Measuring Curvature Method for the Exact Value of the Ellipse Perimeter

This article introduces a novel geometric approach known as the Measuring Curvature Method MCM for precisely determining the perimeter of an ellipse. The MCM involves the construction of three centered circles: the Unit Circle, which has a radius equal to the major axis of the ellipse b; the Base Circle, with a radius of 2b/π; and the Measuring Circle. The radius of the Measuring Circle intersects with a newly defined curvature termed the Measuring Curvature. By utilizing this method, the circumference of the Measuring Circle provides the exact value of the ellipse perimeter. To establish a practical procedure for the MCM, data is generated, refined, and organized to create a chart and establish an empirical relationship between the radius of the Measuring Circle and the lengths of the ellipse's semi-axes.
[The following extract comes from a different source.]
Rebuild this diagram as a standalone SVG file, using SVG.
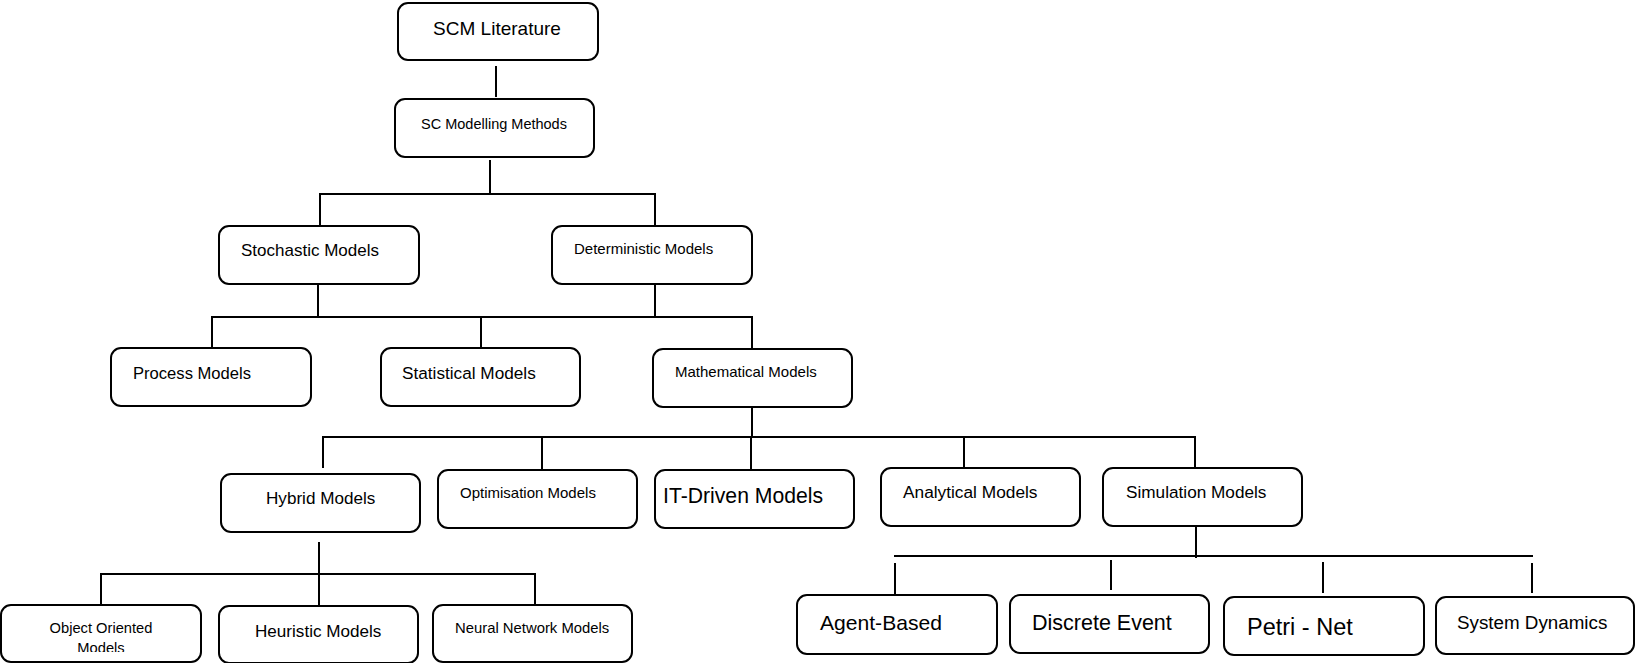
<svg xmlns="http://www.w3.org/2000/svg" width="1635" height="663" viewBox="0 0 1635 663">
<style>
  .box { fill: #ffffff; stroke: #000000; stroke-width: 2; }
  .t { font-family: "Liberation Sans", Arial, sans-serif; fill: #000000; }
  .conn line { stroke: #000000; stroke-width: 2; }
</style>
<defs>
  <clipPath id="clipOO"><rect x="0" y="606" width="200" height="46"/></clipPath>
</defs>
<rect x="0" y="0" width="1635" height="663" fill="#ffffff"/>

<g id="connectors" class="conn">
  <line x1="496" y1="66" x2="496" y2="97"/>
  <line x1="490" y1="160" x2="490" y2="194"/>
  <line x1="319" y1="194" x2="656" y2="194"/>
  <line x1="320" y1="194" x2="320" y2="226"/>
  <line x1="655" y1="194" x2="655" y2="226"/>
  <line x1="318" y1="285" x2="318" y2="316"/>
  <line x1="655" y1="285" x2="655" y2="316"/>
  <line x1="211" y1="317" x2="753" y2="317"/>
  <line x1="212" y1="317" x2="212" y2="348"/>
  <line x1="481" y1="317" x2="481" y2="348"/>
  <line x1="752" y1="317" x2="752" y2="349"/>
  <line x1="752" y1="407" x2="752" y2="438"/>
  <line x1="322" y1="437" x2="1196" y2="437"/>
  <line x1="323" y1="437" x2="323" y2="468"/>
  <line x1="542" y1="437" x2="542" y2="470"/>
  <line x1="751" y1="437" x2="751" y2="470"/>
  <line x1="964" y1="437" x2="964" y2="468"/>
  <line x1="1195" y1="437" x2="1195" y2="470"/>
  <line x1="319" y1="542" x2="319" y2="606"/>
  <line x1="100" y1="574" x2="536" y2="574"/>
  <line x1="101" y1="574" x2="101" y2="605"/>
  <line x1="535" y1="574" x2="535" y2="605"/>
  <line x1="1196" y1="527" x2="1196" y2="558"/>
  <line x1="894" y1="556" x2="1533" y2="556"/>
  <line x1="895" y1="563" x2="895" y2="594"/>
  <line x1="1111" y1="560" x2="1111" y2="590"/>
  <line x1="1323" y1="562" x2="1323" y2="593"/>
  <line x1="1532" y1="563" x2="1532" y2="593"/>
</g>

<g id="n-scm-literature">
  <rect class="box" x="398" y="3" width="200" height="57" rx="10"/>
  <text class="t" x="497" y="35" font-size="19" text-anchor="middle">SCM Literature</text>
</g>
<g id="n-sc-modelling-methods">
  <rect class="box" x="395" y="99" width="199" height="58" rx="10"/>
  <text class="t" x="494" y="129" font-size="14.5" text-anchor="middle">SC Modelling Methods</text>
</g>
<g id="n-stochastic">
  <rect class="box" x="219" y="226" width="200" height="58" rx="10"/>
  <text class="t" x="241" y="256" font-size="17">Stochastic Models</text>
</g>
<g id="n-deterministic">
  <rect class="box" x="552" y="226" width="200" height="58" rx="10"/>
  <text class="t" x="574" y="254" font-size="15">Deterministic Models</text>
</g>
<g id="n-process">
  <rect class="box" x="111" y="348" width="200" height="58" rx="10"/>
  <text class="t" x="133" y="379" font-size="16.6">Process Models</text>
</g>
<g id="n-statistical">
  <rect class="box" x="381" y="348" width="199" height="58" rx="10"/>
  <text class="t" x="402" y="379" font-size="17.2">Statistical Models</text>
</g>
<g id="n-mathematical">
  <rect class="box" x="653" y="349" width="199" height="58" rx="10"/>
  <text class="t" x="675" y="377" font-size="15">Mathematical Models</text>
</g>
<g id="n-hybrid">
  <rect class="box" x="221" y="474" width="199" height="58" rx="10"/>
  <text class="t" x="266" y="504" font-size="17.1">Hybrid Models</text>
</g>
<g id="n-optimisation">
  <rect class="box" x="438" y="470" width="199" height="58" rx="10"/>
  <text class="t" x="460" y="498" font-size="15">Optimisation Models</text>
</g>
<g id="n-it-driven">
  <rect class="box" x="655" y="470" width="199" height="58" rx="10"/>
  <text class="t" x="663" y="503" font-size="21.2">IT-Driven Models</text>
</g>
<g id="n-analytical">
  <rect class="box" x="881" y="468" width="199" height="58" rx="10"/>
  <text class="t" x="903" y="498" font-size="17.3">Analytical Models</text>
</g>
<g id="n-simulation">
  <rect class="box" x="1103" y="468" width="199" height="58" rx="10"/>
  <text class="t" x="1126" y="498" font-size="17.2">Simulation Models</text>
</g>
<g id="n-object-oriented">
  <rect class="box" x="1" y="605" width="200" height="57" rx="10"/>
  <g clip-path="url(#clipOO)">
    <text class="t" x="101" y="633" font-size="14.7" text-anchor="middle">Object Oriented</text>
    <text class="t" x="101" y="653" font-size="14.7" text-anchor="middle">Models</text>
  </g>
</g>
<g id="n-heuristic">
  <rect class="box" x="219" y="606" width="199" height="57" rx="10"/>
  <text class="t" x="255" y="637" font-size="17.1">Heuristic Models</text>
</g>
<g id="n-neural">
  <rect class="box" x="433" y="605" width="199" height="57" rx="10"/>
  <text class="t" x="455" y="633" font-size="14.85">Neural Network Models</text>
</g>
<g id="n-agent-based">
  <rect class="box" x="797" y="595" width="200" height="59" rx="10"/>
  <text class="t" x="820" y="630" font-size="21.1">Agent-Based</text>
</g>
<g id="n-discrete-event">
  <rect class="box" x="1010" y="595" width="199" height="58" rx="10"/>
  <text class="t" x="1032" y="630" font-size="21.5">Discrete Event</text>
</g>
<g id="n-petri-net">
  <rect class="box" x="1224" y="597" width="200" height="58" rx="10"/>
  <text class="t" x="1247" y="635" font-size="23.5">Petri - Net</text>
</g>
<g id="n-system-dynamics">
  <rect class="box" x="1436" y="597" width="198" height="57" rx="10"/>
  <text class="t" x="1457" y="629" font-size="18.8">System Dynamics</text>
</g>
</svg>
As a result, the perimeter can be readily determined by multiplying the radius obtained from the developed equation by the constant 2π. Additionally, a mathematical analysis is conducted to derive an equation that connects the radius of the Measuring Circle with four parameters: the major and minor axes of the ellipse, and the horizontal and vertical coordinates of the intersection point on the Measuring Curvature between the ellipse and its measuring circle. This equation enables the perimeter to be conventionally and simply calculated. To further validate the accuracy of the MCM theorem, numerical comparisons are performed using Ramanujan's method with the PRI test. The outcomes demonstrate that employing the MCM theorem yields highly reliable and precise calculations for determining the perimeter of an ellipse.